JEFFERSON CITY - The state would no longer be able to take private land for economic purposes, under a new proposal by the governor's task force on eminement domain.

"You can't strictly take a property based on economic conditions meaning increased tax revenue, increased tax base, clearly you can't take a property for those purposes," said Chris Goodson, member of the task force and St. Louis developer. "What you can take it for is when it has been blighted."

The task force's recommendations follow a U.S. Supreme Court decision made earlier this year. In Kelo v. New London the Supreme Court ruled state's could use eminent domain to seize private property for economic development because it qualifies as public use, but gave state's the option to create their own legislation.

The task force decided the state can still seize blighted property for private use. While members did not agree on a definition of blighted property, they ageed to create a two-tier model to help define blight in an effort to prevent eminent domain abuse.

"I think what we ought to do is identify the concepts that we think should be included in a blight definition, and then the legislature can reflect those in a statute," said task force member Gerard Carmody.

The task force wants to give landowners a right to a hearing to determine if their property should be blighted. A judge would then decide if a property meets the criteria. Developers and municipalities could request a similar hearing.
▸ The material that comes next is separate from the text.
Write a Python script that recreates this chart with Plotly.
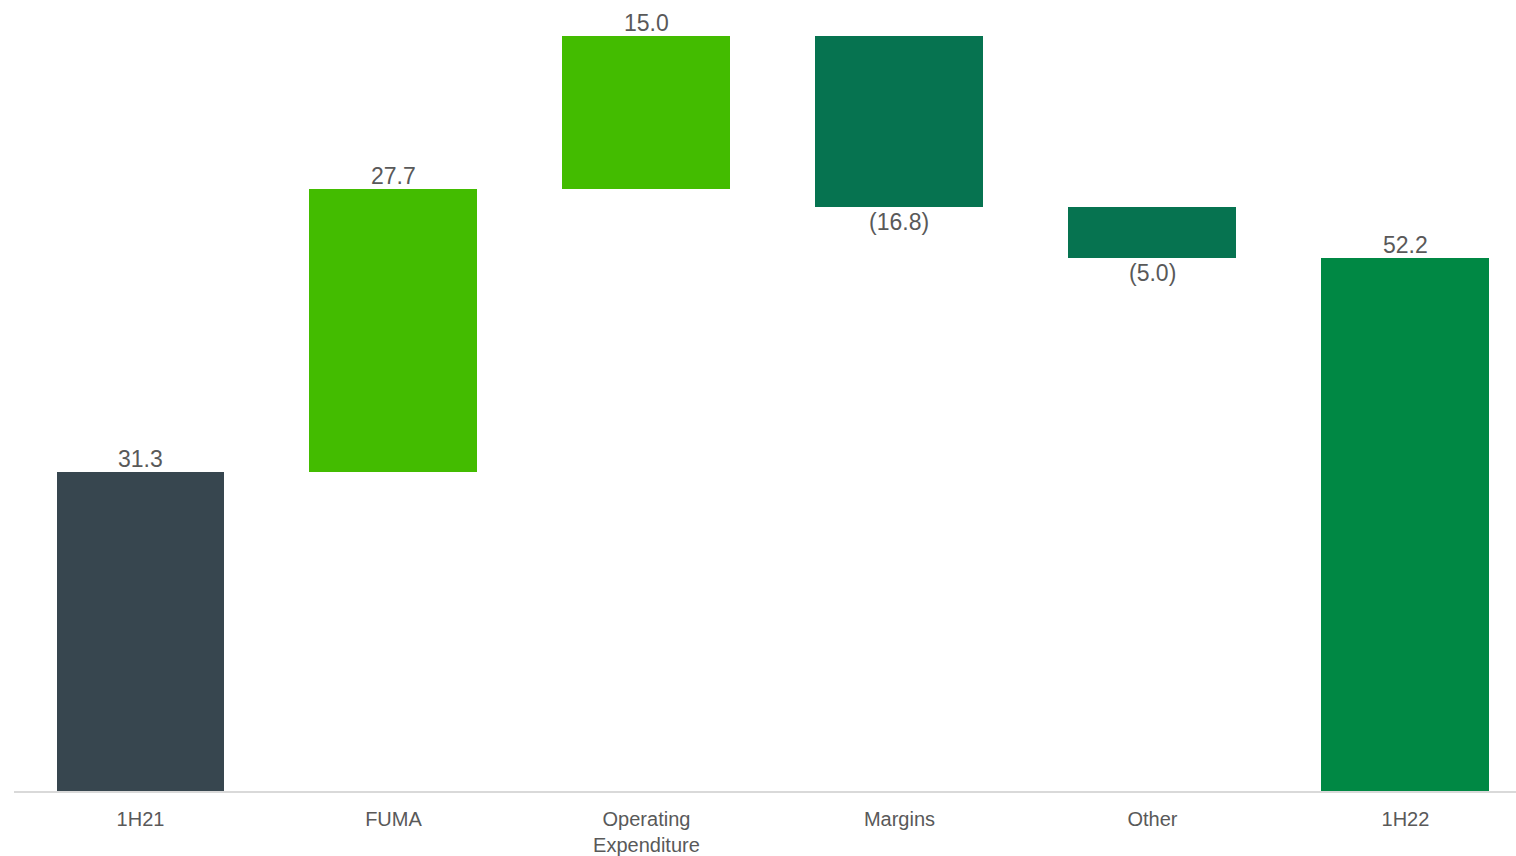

"Developer, municipality, and property owner will know up front, day one in the process is this blighted before they go forth," Goodson said.

Rep. Steve Hobbs, R-Mexico, and member of the task force said the state needs to do a better job of protecting property owners and making them aware of their rights. The task force will suggest legislation requiring the condemning authority to give landowners more information about the eminent domain process. The task force would also like a law allowing property owners to recover attorney's fees and expenses when a developer pulls out of a project.

Currently, Missouri law does not require condemning authorities to pay relocation costs to landowners in all instances. The task force recommends establishing a relocation policy for people whose land has been taken to cover expenditures like moving costs.

"Everyone you talk to, in St. Louis, Missouri, and America, believes in personal property rights; developers and lawyers too. And so they're glad to see some clarity added to the situation," Goodson said.

Next week the task force will finalize the remaining proposals and submit their recommendations to the Gov. Blunt by Dec. 31

Gov. Blunt created the task force in June in response to the Kelo v. New London decision. The committee is appointed to study the use of eminent domain in Missouri and make recommendations for future legislation to be considered by the General Assembly in the upcoming legislative session.